Andrea Caroppo

Personal information
- Date of birth: 18 July 1990 (age 35)
- Place of birth: Lecce, Italy
- Height: 1.91 m (6 ft 3 in)
- Position: Goalkeeper

Youth career
- Brescia
- 2009–2010: → Olbia (loan)
- 2010: → Palermo (loan)

Senior career*
- Years: Team / Apps / (Gls)
- 2010–2011: Verona / 0 / (0)
- 2011–2013: Brescia / 1 / (0)
- 2013–2014: Bellaria / 17 / (0)
- 2014: Renate / 1 / (0)
- Total:  / 18 / (0)

International career
- 2010–2011: Italy U-20 / 2 / (0)

= Andrea Caroppo (footballer) =

Italian footballer (born 1990)

Andrea Caroppo (born 18 July 1990) is an Italian footballer who plays as a goalkeeper.

==Career==
Born in Lecce, Apulia, southern Italy, Caroppo started his career at the northern Italy club Brescia Calcio. Caroppo was the backup of Sergio Viotti in the reserve in the 2007–08 season; he also played for the reserve B in Berretti League. After Viotti left the club, Caroppo was the first choice of the reserve in the 2008–09 season. Caroppo left for Olbia in July 2009.

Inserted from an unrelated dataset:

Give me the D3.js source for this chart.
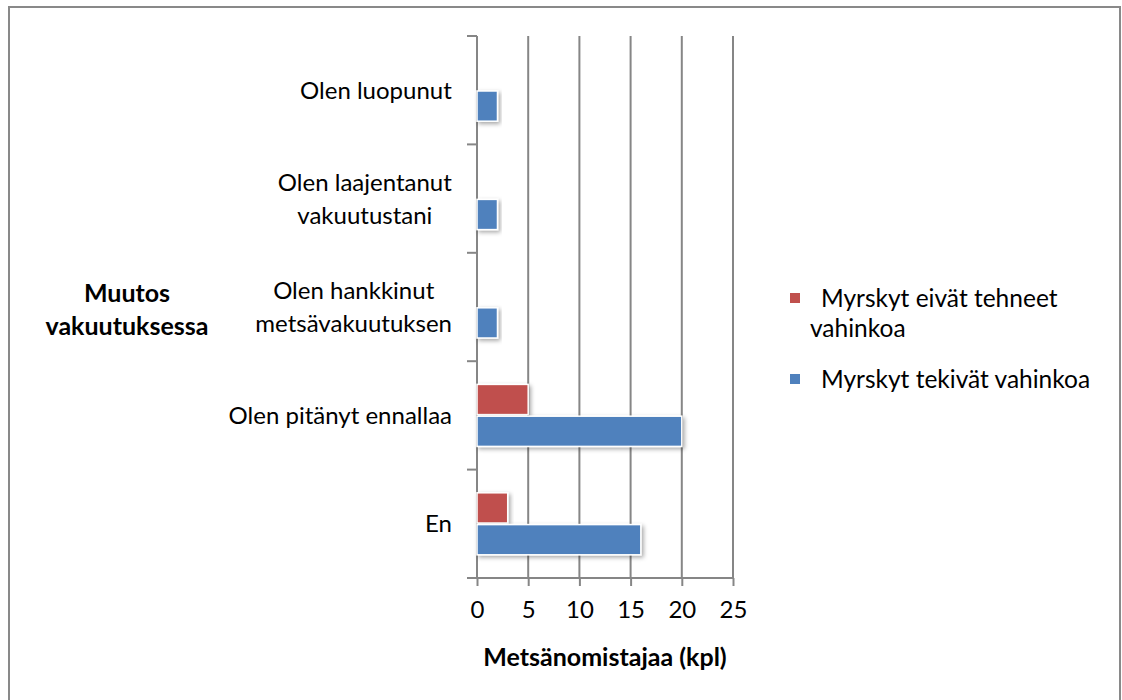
<!DOCTYPE html>
<html>
<head>
<meta charset="utf-8">
<script src="https://cdn.jsdelivr.net/npm/d3@7"></script>
<style>
  body { margin: 0; background: #fff; }
  text { font-family: Lato, "Open Sans", sans-serif; fill: #000; }
</style>
</head>
<body>
<svg id="chart" width="1122" height="700"></svg>
<script>
// categories top to bottom, each label split into lines
var categories = ["Olen luopunut", "Olen laajentanut vakuutustani", "Olen hankkinut metsävakuutuksen", "Olen pitänyt ennallaa", "En"];
var categoryLines = [["Olen luopunut"], ["Olen laajentanut", "vakuutustani"], ["Olen hankkinut", "metsävakuutuksen"], ["Olen pitänyt ennallaa"], ["En"]];
var seriesNames = ["Myrskyt eivät tehneet vahinkoa", "Myrskyt tekivät vahinkoa"];
var legendLines = [["Myrskyt eivät tehneet", "vahinkoa"], ["Myrskyt tekivät vahinkoa"]];
var noDamage = [0, 0, 0, 5, 3];
var damage = [2, 2, 2, 20, 16];
var xTicks = [0, 5, 10, 15, 20, 25];
var colors = ["#C0504D", "#4F81BD"];

var svg = d3.select("#chart");

var margin = {top: 36, left: 477, right: 389, bottom: 122},
    width = 1122 - margin.left - margin.right,
    height = 700 - margin.top - margin.bottom;

// outer frame
svg.append("rect")
  .attr("x", 9).attr("y", 7).attr("width", 1111).attr("height", 700)
  .attr("fill", "none").attr("stroke", "#898989").attr("stroke-width", 2);

var defs = svg.append("defs");
var f = defs.append("filter").attr("id", "shadow")
  .attr("x", "-10%").attr("y", "-20%").attr("width", "130%").attr("height", "160%");
f.append("feDropShadow").attr("dx", 2).attr("dy", 2).attr("stdDeviation", 2)
  .attr("flood-color", "#000").attr("flood-opacity", 0.35);

var g = svg.append("g").attr("transform", "translate(" + margin.left + "," + margin.top + ")");

var x = d3.scaleLinear().domain([0, 25]).range([0, width]);
var y0 = d3.scaleBand().domain(categories).range([0, height]);
var bw = y0.bandwidth();
var y1 = d3.scaleBand().domain(seriesNames)
  .range([bw / 2 - 31, bw / 2 + 31]).paddingInner(0.05);

// gridlines
g.append("g")
  .selectAll("line").data(xTicks.slice(1)).enter().append("line")
  .attr("x1", function(d) { return x(d); }).attr("x2", function(d) { return x(d); })
  .attr("y1", 0).attr("y2", height)
  .attr("stroke", "#868686").attr("stroke-width", 2);

// category axis (left)
var yAxis = d3.axisLeft(y0).tickSize(0).tickFormat("");
var ya = g.append("g").call(yAxis);
ya.select(".domain").attr("stroke", "#868686").attr("stroke-width", 2).attr("d", "M0,0V" + height);
var boundaries = d3.range(categories.length + 1).map(function(i) { return i * bw; });
ya.selectAll(".bound").data(boundaries).enter().append("line")
  .attr("class", "bound")
  .attr("x1", -10).attr("x2", 0)
  .attr("y1", function(d) { return d; }).attr("y2", function(d) { return d; })
  .attr("stroke", "#868686").attr("stroke-width", 2);

// category labels, centred lines, block right-aligned
categories.forEach(function(c, i) {
  var lines = categoryLines[i];
  var cy = y0(c) + bw / 2;
  var lh = 33;
  var t = g.append("text")
    .style("font-size", "24px")
    .attr("text-anchor", "middle");
  lines.forEach(function(l, j) {
    t.append("tspan").attr("x", 0)
      .attr("y", cy + (j - (lines.length - 1) / 2) * lh)
      .attr("dy", "0.35em").text(l);
  });
  var w = t.node().getBBox().width;
  t.selectAll("tspan").attr("x", -25 - w / 2);
});

// value axis (bottom)
var xAxis = d3.axisBottom(x).tickValues(xTicks).tickSize(8).tickPadding(15);
var xa = g.append("g").attr("transform", "translate(0," + height + ")").call(xAxis);
xa.select(".domain").attr("stroke", "#868686").attr("stroke-width", 2).attr("d", "M-10,0H" + width);
xa.selectAll(".tick line").attr("stroke", "#868686").attr("stroke-width", 2);
xa.selectAll(".tick text").style("font-size", "24px").style("font-family", "Lato, sans-serif").attr("fill", "#000");

// axis titles
g.append("text")
  .attr("x", width / 2).attr("y", height + 79)
  .attr("dy", "0.35em")
  .attr("text-anchor", "middle")
  .style("font-size", "25px").style("font-weight", "bold")
  .text("Metsänomistajaa (kpl)");

var yt = svg.append("text")
  .attr("text-anchor", "middle")
  .style("font-size", "25px").style("font-weight", "bold");
["Muutos", "vakuutuksessa"].forEach(function(l, j) {
  yt.append("tspan").attr("x", 127).attr("y", 293 + j * 33).attr("dy", "0.35em").text(l);
});

// bars
var seriesData = [noDamage, damage];
seriesData.forEach(function(vals, si) {
  var rows = vals.map(function(v, i) { return {cat: categories[i], value: v}; })
    .filter(function(d) { return d.value > 0; });
  g.append("g").selectAll("rect").data(rows).enter()
    .append("rect")
    .attr("x", x(0))
    .attr("y", function(d) { return y0(d.cat) + y1(seriesNames[si]); })
    .attr("width", function(d) { return x(d.value) - x(0); })
    .attr("height", y1.bandwidth())
    .attr("fill", colors[si])
    .attr("stroke", "#fff").attr("stroke-width", 1.5)
    .attr("filter", "url(#shadow)");
});

// legend
var legendY = [298, 379];
seriesNames.forEach(function(s, i) {
  var lg = svg.append("g");
  lg.append("rect")
    .attr("x", 790).attr("y", legendY[i] - 5).attr("width", 10).attr("height", 10)
    .attr("fill", colors[i]);
  var t = lg.append("text").style("font-size", "24.5px");
  legendLines[i].forEach(function(l, j) {
    t.append("tspan").attr("x", j === 0 ? 821 : 810)
      .attr("y", legendY[i] + j * 30).attr("dy", "0.35em").text(l);
  });
});
</script>
</body>
</html>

In January 2010 Caroppo left for the reserve of Palermo on a free loan, with option to co-own the player for €500,000. He played 9 games in half-season and all 3 games in the playoffs, ahead Francesco Di Gregorio. The club was eliminated in the quarter-finals in the playoffs round of the reserve league. At the end of season Caroppo returned to Brescia.

Caroppo left for Hellas Verona F.C. along with Marco Martina Rini and Fabrizio Paghera in July 2010. The Veneto club signed Caroppo in a co-ownership deal for a nominal fee of €250. Caroppo played for Verona in 2010–11 Coppa Italia Lega Pro. In June 2011 Caroppo returned to Brescia in 2-year contract for a peppercorn of €250.

Caroppo was the third keeper of the first team, behind Nicola Leali and Michele Arcari. Caroppo made his Serie B debut on 26 May 2012, substituting Arcari in the 54th minute. The club then conceded 4 goals. The team was beaten 1–4 by F.C. Crotone. In the 2012–13 season the coach preferred Alessio Cragno and Stefano Russo as the backups of Arcari.

In mid-2013 Caroppo was signed by Bellaria – Igea Marina. On 8 January 2014 he was signed by fellow fourth-tier club Renate.